A part of Gabriel did not mourn Hughes’s passing, for it appeared he had met with the end he richly deserved. But why had Alistair Hughes died? It was possible that it was an accident, that Hughes had simply rushed into the street, into the path of an oncoming car. Possible, thought Gabriel, but unlikely. Gabriel did not believe in accidents; he made accidents happen. So did the Russians.

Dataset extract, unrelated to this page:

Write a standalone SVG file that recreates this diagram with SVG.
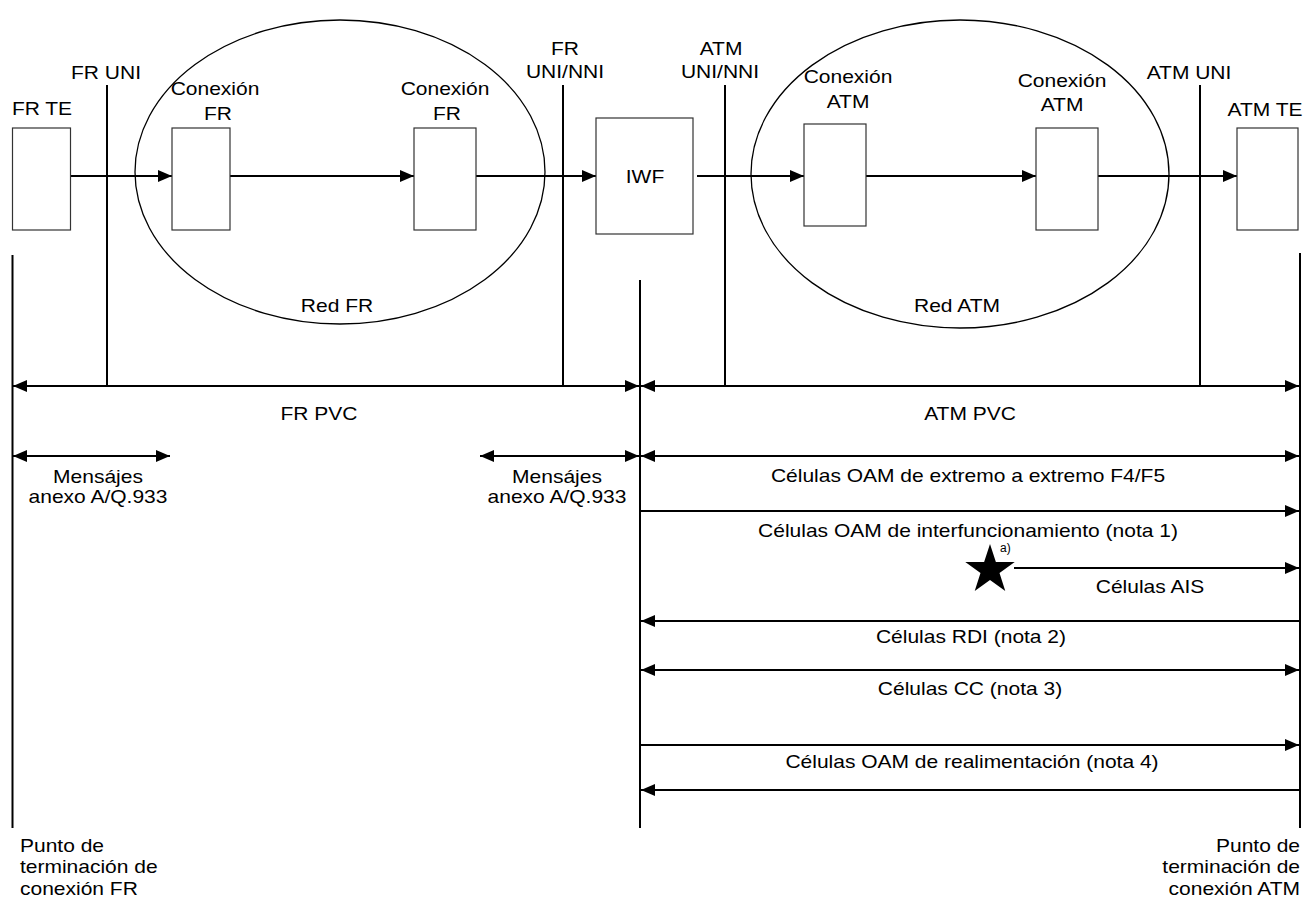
<svg xmlns="http://www.w3.org/2000/svg" width="1305" height="904" viewBox="0 0 1305 904">
<style>
  .t { font-family: "Liberation Sans", Arial, sans-serif; font-size: 17.5px; fill: #000; }
  .m { text-anchor: middle; }
  .e { text-anchor: end; }
  .box { fill: #fff; stroke: #333; stroke-width: 1.2; }
  .ell { fill: none; stroke: #000; stroke-width: 1.3; }
  .ln { stroke: #000; stroke-width: 2; fill: none; }
  .ar { stroke: #000; stroke-width: 2; fill: none; marker-end: url(#ah); }
  .ar2 { stroke: #000; stroke-width: 2; fill: none; marker-start: url(#ah); marker-end: url(#ah); }
  .arl { stroke: #000; stroke-width: 2; fill: none; marker-start: url(#ah); }
</style>
<defs>
  <marker id="ah" markerUnits="userSpaceOnUse" markerWidth="14" markerHeight="12" refX="14" refY="6" orient="auto-start-reverse">
    <path d="M0,0 L14,6 L0,12 z" fill="#000"/>
  </marker>
</defs>
<rect width="1305" height="904" fill="#fff"/>

<!-- networks -->
<g id="red-fr">
  <ellipse class="ell" cx="340" cy="172" rx="205" ry="152"/>
  <text class="t m" transform="translate(337,312) scale(1.2,1)">Red FR</text>
</g>
<g id="red-atm">
  <ellipse class="ell" cx="960" cy="174" rx="209" ry="154"/>
  <text class="t m" transform="translate(957,312) scale(1.2,1)">Red ATM</text>
</g>

<!-- connectors -->
<g id="connectors">
  <line class="ln" x1="12.5" y1="255" x2="12.5" y2="828"/>
  <line class="ln" x1="107" y1="85" x2="107" y2="386"/>
  <line class="ln" x1="563" y1="85" x2="563" y2="386"/>
  <line class="ln" x1="640" y1="280" x2="640" y2="828"/>
  <line class="ln" x1="725" y1="85" x2="725" y2="386"/>
  <line class="ln" x1="1200" y1="85" x2="1200" y2="386"/>
  <line class="ln" x1="1300" y1="253" x2="1300" y2="828"/>
  <line class="ar" x1="71" y1="176" x2="172" y2="176"/>
  <line class="ar" x1="230" y1="176" x2="414" y2="176"/>
  <line class="ar" x1="476" y1="176" x2="596" y2="176"/>
  <line class="ar" x1="697" y1="176" x2="804" y2="176"/>
  <line class="ar" x1="866" y1="176" x2="1036" y2="176"/>
  <line class="ar" x1="1098" y1="176" x2="1237" y2="176"/>
  <line class="ar2" x1="13" y1="386" x2="639" y2="386"/>
  <line class="ar2" x1="641" y1="386" x2="1299" y2="386"/>
  <line class="ar2" x1="13" y1="456" x2="170" y2="456"/>
  <line class="ar2" x1="480" y1="456" x2="639" y2="456"/>
  <line class="ar2" x1="641" y1="456" x2="1299" y2="456"/>
  <line class="ar" x1="641" y1="511" x2="1299" y2="511"/>
  <line class="ar" x1="1014" y1="568" x2="1299" y2="568"/>
  <line class="arl" x1="641" y1="621" x2="1299" y2="621"/>
  <line class="ar2" x1="641" y1="670" x2="1299" y2="670"/>
  <line class="ar" x1="641" y1="745" x2="1299" y2="745"/>
  <line class="arl" x1="641" y1="790" x2="1299" y2="790"/>
</g>

<!-- nodes -->
<g id="fr-te">
  <rect class="box" x="12.5" y="128" width="58" height="102"/>
  <text class="t m" transform="translate(42,115) scale(1.2,1)">FR TE</text>
</g>
<g id="conexion-fr-1">
  <rect class="box" x="172" y="128" width="58" height="102"/>
  <text class="t m" transform="translate(215,95) scale(1.2,1)">Conexión</text>
  <text class="t m" transform="translate(218,120) scale(1.2,1)">FR</text>
</g>
<g id="conexion-fr-2">
  <rect class="box" x="414" y="128" width="62" height="102"/>
  <text class="t m" transform="translate(445,95) scale(1.2,1)">Conexión</text>
  <text class="t m" transform="translate(447,120) scale(1.2,1)">FR</text>
</g>
<g id="iwf">
  <rect class="box" x="596" y="118" width="97" height="116"/>
  <text class="t m" transform="translate(645,183) scale(1.2,1)">IWF</text>
</g>
<g id="conexion-atm-1">
  <rect class="box" x="804" y="124" width="62" height="102"/>
  <text class="t m" transform="translate(848,83) scale(1.2,1)">Conexión</text>
  <text class="t m" transform="translate(848,108) scale(1.2,1)">ATM</text>
</g>
<g id="conexion-atm-2">
  <rect class="box" x="1036" y="128" width="62" height="102"/>
  <text class="t m" transform="translate(1062,87) scale(1.2,1)">Conexión</text>
  <text class="t m" transform="translate(1062,111) scale(1.2,1)">ATM</text>
</g>
<g id="atm-te">
  <rect class="box" x="1237" y="128" width="61" height="102"/>
  <text class="t m" transform="translate(1265,116) scale(1.2,1)">ATM TE</text>
</g>

<!-- interface and flow labels -->
<g id="labels">
  <text class="t m" transform="translate(106,79) scale(1.2,1)">FR UNI</text>
  <text class="t m" transform="translate(565,55) scale(1.2,1)">FR</text>
  <text class="t m" transform="translate(565,78) scale(1.2,1)">UNI/NNI</text>
  <text class="t m" transform="translate(721,55) scale(1.2,1)">ATM</text>
  <text class="t m" transform="translate(720,78) scale(1.2,1)">UNI/NNI</text>
  <text class="t m" transform="translate(1189,79) scale(1.2,1)">ATM UNI</text>

  <text class="t m" transform="translate(319,420) scale(1.2,1)">FR PVC</text>
  <text class="t m" transform="translate(970,420) scale(1.2,1)">ATM PVC</text>

  <text class="t m" transform="translate(98,483) scale(1.2,1)">Mensájes</text>
  <text class="t m" transform="translate(98,503) scale(1.2,1)">anexo A/Q.933</text>
  <text class="t m" transform="translate(557,483) scale(1.2,1)">Mensájes</text>
  <text class="t m" transform="translate(557,503) scale(1.2,1)">anexo A/Q.933</text>

  <text class="t m" transform="translate(968,482) scale(1.2,1)">Células OAM de extremo a extremo F4/F5</text>
  <text class="t m" transform="translate(968,537) scale(1.2,1)">Células OAM de interfuncionamiento (nota 1)</text>
  <text class="t m" transform="translate(1150,593) scale(1.2,1)">Células AIS</text>
  <text class="t m" transform="translate(971,643) scale(1.2,1)">Células RDI (nota 2)</text>
  <text class="t m" transform="translate(970,695) scale(1.2,1)">Células CC (nota 3)</text>
  <text class="t m" transform="translate(972,768) scale(1.2,1)">Células OAM de realimentación (nota 4)</text>

  <text class="t" transform="translate(20,852) scale(1.2,1)">Punto de</text>
  <text class="t" transform="translate(20,873) scale(1.2,1)">terminación de</text>
  <text class="t" transform="translate(20,895) scale(1.2,1)">conexión FR</text>
  <text class="t e" transform="translate(1300,852) scale(1.2,1)">Punto de</text>
  <text class="t e" transform="translate(1300,873) scale(1.2,1)">terminación de</text>
  <text class="t e" transform="translate(1300,895) scale(1.2,1)">conexión ATM</text>
</g>

<g id="fault-star">
  <polygon points="990,544 995.88,561.91 1014.73,561.97 999.51,573.09 1005.28,591.03 990,580 974.72,591.03 980.49,573.09 965.27,561.97 984.12,561.91" fill="#000"/>
  <text transform="translate(1000,552)" style="font-family:'Liberation Sans',Arial,sans-serif;font-size:12px">a)</text>
</g>
</svg>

Israeli intelligence is “on the nose” with its allies following the aborted defection of Russian double-agent Konstantin Kirov, gunned down in sight of a safe house in Vienna. Recriminations fall squarely on the shoulders of intelligence chief, Gabriel Allon, former master spy and art restorer. Then, as Alistair Hughes, head of MI6’s Vienna station, is killed in an unauthorised trip to Bern, Switzerland and found to be the subject to a clandestine Israeli intelligence operation, the Swiss authorities are far from pleased.
“ISIS’s ideology endures, and it’s finally managed to seep into Switzerland.” Bittel fixed Gabriel with a reproachful stare. “And so I will overlook that you entered the country without bothering to inform the NDB, and on a false passport at that. I assume you are not here for the skiing. It’s been terrible this year.”
Hughes’ final movements points to the possibility of a Russian mole highly-placed in Britain’s MI6, and in an attempt to discover who is behind the leaks, businessman and SVR operative Sergei Morosov is snatched off the streets of Strasbourg for interrogation. But it is Allon’s predecessor, Uzi Navot, in discussions with Werner Schwartz in Vienna, who makes the vital link to cold-war operations in Beirut in the early sixties, and the “Other Woman” of the title.
From surveillance to safe houses, the Schweizerhof Hotel to Starbucks, from Andalucia to Washington DC, author Daniel Silva brings us a contemporary fictional spy-ring scandal reaching back to the infamous spy scandal of the early sixties surrounding the “Cambridge 5” – MacLean, Burgess, Philby, Blunt and Cairncross. Fact and fiction blur in light of recent true-life assassination attempts by the SVR; where the “fictional” head of MI6, Graham Seymour, was twelve-year old in the sixties when his father Arthur Seymour was stationed, in Beirut. Allon and Seymour work tirelessly through his reports sent to London in search of an identity. There are cameos of Office stalwarts, former spy boss Ari Shamron and Christopher Keller, now with MI6.
A reader might find a notebook handy to keep track of names and events. As always, the book starts slowly and momentum increases rapidly as the mole is cornered and seeks to escape via the Potomac River locks, undone by divided loyalties. Expect a twist in the tail as long-held friendships between British, American and Israeli intelligence services falter in the wake of scandal.